Chestnut and bean pâté

Serves 4-6
Cost £3

Ingredients

1 small white onion
1 pinch salt
240g of pre cooked white beans(cannellini or butter)
4 garlic cloves
180 g pre-cooked chestnuts
2 sprigs of rosemary or 1/2 teaspoon of dried
2 sprigs thyme or 1/2 teaspoon of dried
2 tbsp white wine or cider vinegar
4 tbsp non-dairy butter or oil (parsley oil would be good if available)

Instructions

Dice the onion and add to a hot pan with a splash of oil and a pinch of salt.

Sauté the onions until they are just translucent.

Add the garlic (crushed) and the pre-cooked chestnuts (also roughly chopped). Cook these with the onion and mushrooms for a further 2-3 minutes.

Remove the leaves from the sprigs of rosemary and thyme and add to the pan for a few brief minutes until they are releasing their aroma.

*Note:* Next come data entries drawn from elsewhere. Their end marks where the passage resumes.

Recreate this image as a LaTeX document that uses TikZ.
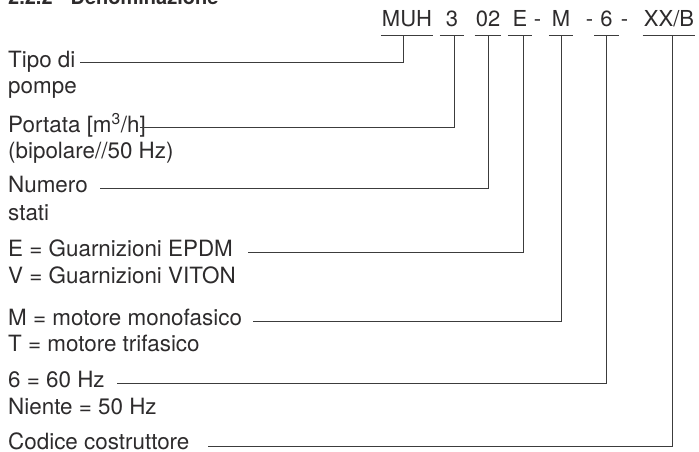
\documentclass[tikz,border=0pt]{standalone}
\usepackage{fontspec}
\setmainfont{TeX Gyre Heros}
\usepackage{tikz}
\definecolor{denomtext}{RGB}{45,43,44}
\definecolor{denomline}{RGB}{60,60,60}

\begin{document}
\begin{tikzpicture}[x=1pt,y=-1pt,
  lbl/.style={anchor=base west,inner sep=0pt,text=denomtext,font=\fontsize{22.4}{26}\selectfont},
  code/.style={anchor=base,inner xsep=1pt,inner ysep=0pt,text depth=8pt,minimum width=24pt,text=denomtext,font=\fontsize{22}{26}\selectfont},
  conn/.style={denomline,line width=0.8pt}]
\useasboundingbox(0,0)rectangle(699,452);
\node[anchor=base west,inner sep=0pt,text=denomtext,font=\bfseries\fontsize{20}{24}\selectfont](head)at(8,4.5){2.2.2\hspace{0.9em}Denominazione};
% sigla
\node[code](muh)at(407,27){MUH};\node[code](n3)at(452,27){3};\node[code](n02)at(488,27){02};\node[code](e)at(520,27){E};
\node[code,minimum width=0pt](d1)at(537.5,27){-};\node[code](m)at(561,27){M};\node[code,minimum width=0pt](d2)at(589.5,27){-};
\node[code](n6)at(606.5,27){6};\node[code,minimum width=0pt](d3)at(624.5,27){-};\node[code](xxb)at(669,27){XX/B};
\foreach \c in {muh,n3,n02,e,m,n6,xxb}{\draw[conn](\c.south west)--(\c.south east);}
% voci
\node[lbl](tipo)at(8,67){Tipo di};\node[lbl](tipob)at(8,93){pompe};
\node[lbl](port)at(8,132){Portata [m\textsuperscript{3}/h]};\node[lbl](portb)at(8,158){(bipolare//50 Hz)};
\node[lbl](num)at(8,192.5){Numero};\node[lbl](numb)at(8,220){stati};
\node[lbl](guar)at(8,256.5){E = Guarnizioni EPDM};\node[lbl](guarb)at(8,283.5){V = Guarnizioni VITON};
\node[lbl](mot)at(8,325){M = motore monofasico};\node[lbl](motb)at(8,351){T = motore trifasico};
\node[lbl](freq)at(8,387.5){6 = 60 Hz};\node[lbl](freqb)at(8,414){Niente = 50 Hz};
\node[lbl](cod)at(8,449){Codice costruttore};
% linee
\coordinate(sT)at(80,62.5);\coordinate(sP)at(140,127.5);\coordinate(sN)at(100,188);\coordinate(sE)at(248,252);
\coordinate(sM)at(253,321);\coordinate(sF)at(117,383);\coordinate(sC)at(208,446);
\draw[conn](sT)-|([xshift=-4pt]muh.south);\draw[conn](sP)-|([xshift=2pt]n3.south);\draw[conn](sN)-|(n02.south);
\draw[conn](sE)-|([xshift=3pt]e.south);\draw[conn](sM)-|(m.south);\draw[conn](sF)-|(n6.south);\draw[conn](sC)-|([xshift=3pt]xxb.south);
\end{tikzpicture}
\end{document}
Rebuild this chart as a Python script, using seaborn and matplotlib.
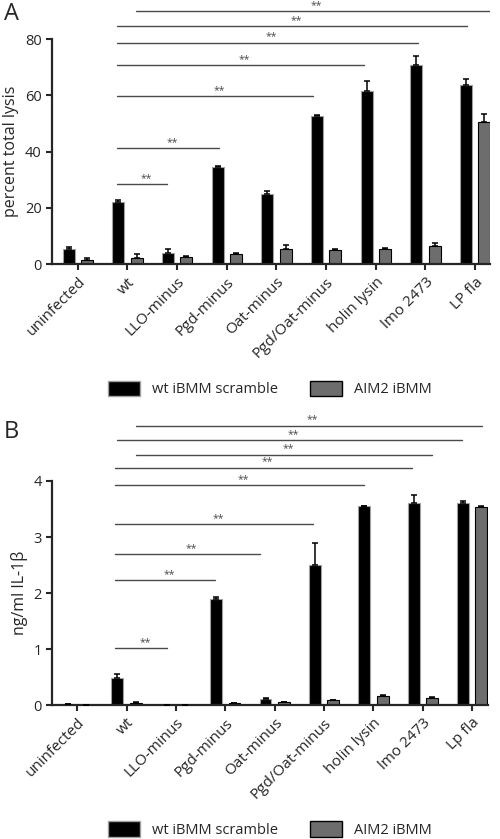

Add the drained beans and stir through and cook for 1 minute.

Take the pan off the heat and let it cool for a few moments before adding to a blender (a stick blender could also be used) Do not add the liquid to the blender at this stage.

Turn the blender on to its lowest setting and let it run for a few minutes until a paste begins to form. Add the vinegar and a little bit of veg stock or bean juice if it is struggling to blend. Avoid adding too much or your pâté will be too wet.

Gradually increase the speed on your blender until the desired texture has been achieved.

While the pâté is still hot, spoon it into ramekins or cups.

Melt the non-dairy butter and then pour a thin layer over the pâté. Or alternatively leave out the butter and drizzle with parsley oil after cooled.

Cover the ramekins and leave them to cool completely before storing in the fridge until ready to serve.

Serve with crusty bread, crackers or raw carrots and celery sticks.